-- BEGIN --
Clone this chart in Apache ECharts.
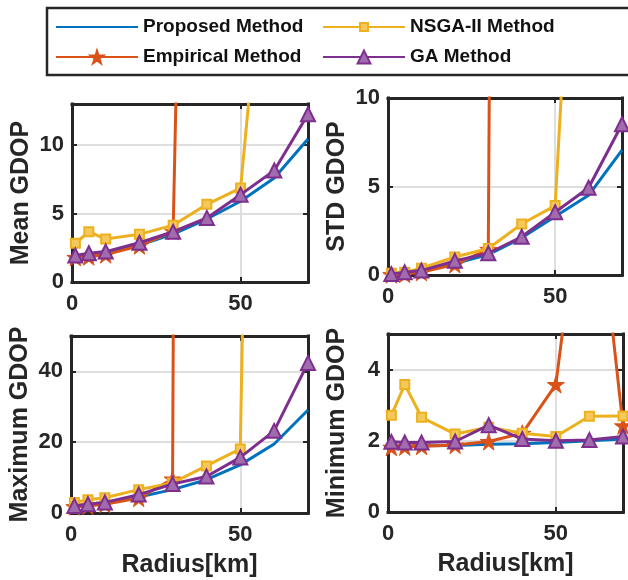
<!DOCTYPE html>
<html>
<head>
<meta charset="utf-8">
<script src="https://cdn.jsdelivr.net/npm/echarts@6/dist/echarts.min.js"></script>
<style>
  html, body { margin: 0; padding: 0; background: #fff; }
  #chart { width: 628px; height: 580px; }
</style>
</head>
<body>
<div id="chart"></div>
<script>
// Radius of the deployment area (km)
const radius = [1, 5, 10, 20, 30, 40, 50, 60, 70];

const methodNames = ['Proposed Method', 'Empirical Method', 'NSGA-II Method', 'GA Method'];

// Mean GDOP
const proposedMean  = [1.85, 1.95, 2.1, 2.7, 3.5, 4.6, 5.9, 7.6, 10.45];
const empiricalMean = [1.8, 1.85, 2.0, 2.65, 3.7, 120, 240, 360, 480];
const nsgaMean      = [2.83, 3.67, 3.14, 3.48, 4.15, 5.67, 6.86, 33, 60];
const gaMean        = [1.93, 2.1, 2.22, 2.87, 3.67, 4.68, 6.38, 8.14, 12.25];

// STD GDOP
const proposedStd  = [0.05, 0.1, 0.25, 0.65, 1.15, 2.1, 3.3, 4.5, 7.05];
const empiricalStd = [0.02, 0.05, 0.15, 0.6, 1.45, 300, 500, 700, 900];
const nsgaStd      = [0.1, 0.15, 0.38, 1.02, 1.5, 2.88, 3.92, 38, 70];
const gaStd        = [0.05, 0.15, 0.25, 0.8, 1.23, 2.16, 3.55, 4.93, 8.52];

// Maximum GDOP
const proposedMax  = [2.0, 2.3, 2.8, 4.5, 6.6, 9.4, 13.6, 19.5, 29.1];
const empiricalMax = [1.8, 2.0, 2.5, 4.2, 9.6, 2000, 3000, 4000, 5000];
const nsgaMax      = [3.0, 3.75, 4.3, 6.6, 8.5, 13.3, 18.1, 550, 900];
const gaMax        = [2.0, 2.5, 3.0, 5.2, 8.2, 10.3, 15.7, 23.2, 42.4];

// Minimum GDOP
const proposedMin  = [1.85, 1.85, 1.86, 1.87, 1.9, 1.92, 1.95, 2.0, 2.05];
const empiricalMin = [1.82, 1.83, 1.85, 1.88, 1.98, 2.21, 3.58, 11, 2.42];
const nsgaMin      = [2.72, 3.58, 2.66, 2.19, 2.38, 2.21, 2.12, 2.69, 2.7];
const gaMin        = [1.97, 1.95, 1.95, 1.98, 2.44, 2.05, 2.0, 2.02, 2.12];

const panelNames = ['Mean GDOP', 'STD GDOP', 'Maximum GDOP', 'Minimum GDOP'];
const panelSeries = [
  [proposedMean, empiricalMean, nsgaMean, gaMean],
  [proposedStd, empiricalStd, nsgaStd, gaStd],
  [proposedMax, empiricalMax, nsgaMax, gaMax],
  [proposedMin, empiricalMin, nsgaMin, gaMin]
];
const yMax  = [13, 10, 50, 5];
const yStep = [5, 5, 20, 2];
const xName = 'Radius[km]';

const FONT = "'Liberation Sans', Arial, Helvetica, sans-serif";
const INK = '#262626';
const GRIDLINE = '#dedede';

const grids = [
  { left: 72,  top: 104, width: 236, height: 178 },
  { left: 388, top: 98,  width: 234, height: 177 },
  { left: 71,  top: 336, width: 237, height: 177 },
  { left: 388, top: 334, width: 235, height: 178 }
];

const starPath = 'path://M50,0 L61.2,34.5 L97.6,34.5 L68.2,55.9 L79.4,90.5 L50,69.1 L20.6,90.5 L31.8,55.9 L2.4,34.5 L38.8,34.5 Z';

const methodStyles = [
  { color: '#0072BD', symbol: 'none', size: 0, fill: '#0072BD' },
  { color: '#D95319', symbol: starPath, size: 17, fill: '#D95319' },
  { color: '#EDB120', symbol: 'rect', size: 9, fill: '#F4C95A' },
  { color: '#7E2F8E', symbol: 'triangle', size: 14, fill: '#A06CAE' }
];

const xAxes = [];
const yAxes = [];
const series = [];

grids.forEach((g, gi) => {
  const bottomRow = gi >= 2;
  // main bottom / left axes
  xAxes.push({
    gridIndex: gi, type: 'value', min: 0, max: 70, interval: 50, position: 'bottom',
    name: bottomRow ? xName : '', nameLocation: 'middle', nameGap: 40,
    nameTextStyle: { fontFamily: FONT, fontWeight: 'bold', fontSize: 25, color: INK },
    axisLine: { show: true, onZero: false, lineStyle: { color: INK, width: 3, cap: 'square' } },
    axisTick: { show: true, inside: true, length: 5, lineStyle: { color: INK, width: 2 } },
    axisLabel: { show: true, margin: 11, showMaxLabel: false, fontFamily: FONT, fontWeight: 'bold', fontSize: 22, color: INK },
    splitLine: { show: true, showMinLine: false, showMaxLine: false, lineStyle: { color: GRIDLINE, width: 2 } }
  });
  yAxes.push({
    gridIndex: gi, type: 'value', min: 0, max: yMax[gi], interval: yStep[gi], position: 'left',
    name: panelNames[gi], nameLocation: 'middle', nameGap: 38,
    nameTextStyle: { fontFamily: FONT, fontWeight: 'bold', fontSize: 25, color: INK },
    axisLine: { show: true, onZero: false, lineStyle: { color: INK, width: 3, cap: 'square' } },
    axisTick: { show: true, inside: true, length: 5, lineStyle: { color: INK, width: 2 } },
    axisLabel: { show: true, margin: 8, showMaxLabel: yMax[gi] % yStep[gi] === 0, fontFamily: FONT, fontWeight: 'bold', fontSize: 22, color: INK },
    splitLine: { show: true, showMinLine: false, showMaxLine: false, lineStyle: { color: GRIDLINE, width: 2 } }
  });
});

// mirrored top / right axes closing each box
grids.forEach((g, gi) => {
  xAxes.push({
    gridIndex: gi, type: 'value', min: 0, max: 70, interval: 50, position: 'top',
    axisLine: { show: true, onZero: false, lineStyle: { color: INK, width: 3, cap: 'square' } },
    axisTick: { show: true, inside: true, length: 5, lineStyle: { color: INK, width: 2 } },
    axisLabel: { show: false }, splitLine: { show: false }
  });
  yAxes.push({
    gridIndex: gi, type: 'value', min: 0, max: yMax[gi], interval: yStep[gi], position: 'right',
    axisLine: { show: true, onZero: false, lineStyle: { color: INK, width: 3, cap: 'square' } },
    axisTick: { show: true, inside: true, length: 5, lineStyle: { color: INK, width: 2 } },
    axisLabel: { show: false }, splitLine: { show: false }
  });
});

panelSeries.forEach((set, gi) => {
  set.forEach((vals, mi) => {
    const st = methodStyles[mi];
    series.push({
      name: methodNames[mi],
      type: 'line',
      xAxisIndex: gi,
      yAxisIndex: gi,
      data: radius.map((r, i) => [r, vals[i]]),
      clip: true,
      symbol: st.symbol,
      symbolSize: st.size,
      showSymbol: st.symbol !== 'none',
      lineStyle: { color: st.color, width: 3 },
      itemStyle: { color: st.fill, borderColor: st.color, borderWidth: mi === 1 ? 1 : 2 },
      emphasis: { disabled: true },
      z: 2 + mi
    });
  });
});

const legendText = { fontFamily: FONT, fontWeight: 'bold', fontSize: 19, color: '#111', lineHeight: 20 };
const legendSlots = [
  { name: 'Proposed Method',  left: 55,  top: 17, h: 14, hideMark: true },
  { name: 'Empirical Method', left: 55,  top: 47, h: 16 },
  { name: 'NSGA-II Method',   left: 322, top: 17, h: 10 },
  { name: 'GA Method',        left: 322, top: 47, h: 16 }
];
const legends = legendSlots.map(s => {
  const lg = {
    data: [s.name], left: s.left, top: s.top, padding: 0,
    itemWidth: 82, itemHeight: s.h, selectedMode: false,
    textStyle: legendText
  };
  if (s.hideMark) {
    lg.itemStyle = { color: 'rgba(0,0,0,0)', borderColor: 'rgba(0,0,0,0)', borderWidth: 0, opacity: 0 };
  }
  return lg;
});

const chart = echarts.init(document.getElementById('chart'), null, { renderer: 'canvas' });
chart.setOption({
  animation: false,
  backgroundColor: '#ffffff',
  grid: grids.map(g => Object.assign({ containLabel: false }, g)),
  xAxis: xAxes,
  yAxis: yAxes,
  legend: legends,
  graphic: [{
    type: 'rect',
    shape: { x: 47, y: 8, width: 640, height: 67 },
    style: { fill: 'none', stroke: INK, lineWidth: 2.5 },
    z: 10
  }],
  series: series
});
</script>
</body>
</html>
-- END --
### SHORT EXERCISE
Return nothing but the lines running from the start of the data to the line with "2.0, 2.02, 2.12];", please, both ends included and no pictures.

### RESPONSE TO THIS TASK
Clone this chart in Apache ECharts.
<!DOCTYPE html>
<html>
<head>
<meta charset="utf-8">
<script src="https://cdn.jsdelivr.net/npm/echarts@6/dist/echarts.min.js"></script>
<style>
  html, body { margin: 0; padding: 0; background: #fff; }
  #chart { width: 628px; height: 580px; }
</style>
</head>
<body>
<div id="chart"></div>
<script>
// Radius of the deployment area (km)
const radius = [1, 5, 10, 20, 30, 40, 50, 60, 70];

const methodNames = ['Proposed Method', 'Empirical Method', 'NSGA-II Method', 'GA Method'];

// Mean GDOP
const proposedMean  = [1.85, 1.95, 2.1, 2.7, 3.5, 4.6, 5.9, 7.6, 10.45];
const empiricalMean = [1.8, 1.85, 2.0, 2.65, 3.7, 120, 240, 360, 480];
const nsgaMean      = [2.83, 3.67, 3.14, 3.48, 4.15, 5.67, 6.86, 33, 60];
const gaMean        = [1.93, 2.1, 2.22, 2.87, 3.67, 4.68, 6.38, 8.14, 12.25];

// STD GDOP
const proposedStd  = [0.05, 0.1, 0.25, 0.65, 1.15, 2.1, 3.3, 4.5, 7.05];
const empiricalStd = [0.02, 0.05, 0.15, 0.6, 1.45, 300, 500, 700, 900];
const nsgaStd      = [0.1, 0.15, 0.38, 1.02, 1.5, 2.88, 3.92, 38, 70];
const gaStd        = [0.05, 0.15, 0.25, 0.8, 1.23, 2.16, 3.55, 4.93, 8.52];

// Maximum GDOP
const proposedMax  = [2.0, 2.3, 2.8, 4.5, 6.6, 9.4, 13.6, 19.5, 29.1];
const empiricalMax = [1.8, 2.0, 2.5, 4.2, 9.6, 2000, 3000, 4000, 5000];
const nsgaMax      = [3.0, 3.75, 4.3, 6.6, 8.5, 13.3, 18.1, 550, 900];
const gaMax        = [2.0, 2.5, 3.0, 5.2, 8.2, 10.3, 15.7, 23.2, 42.4];

// Minimum GDOP
const proposedMin  = [1.85, 1.85, 1.86, 1.87, 1.9, 1.92, 1.95, 2.0, 2.05];
const empiricalMin = [1.82, 1.83, 1.85, 1.88, 1.98, 2.21, 3.58, 11, 2.42];
const nsgaMin      = [2.72, 3.58, 2.66, 2.19, 2.38, 2.21, 2.12, 2.69, 2.7];
const gaMin        = [1.97, 1.95, 1.95, 1.98, 2.44, 2.05, 2.0, 2.02, 2.12];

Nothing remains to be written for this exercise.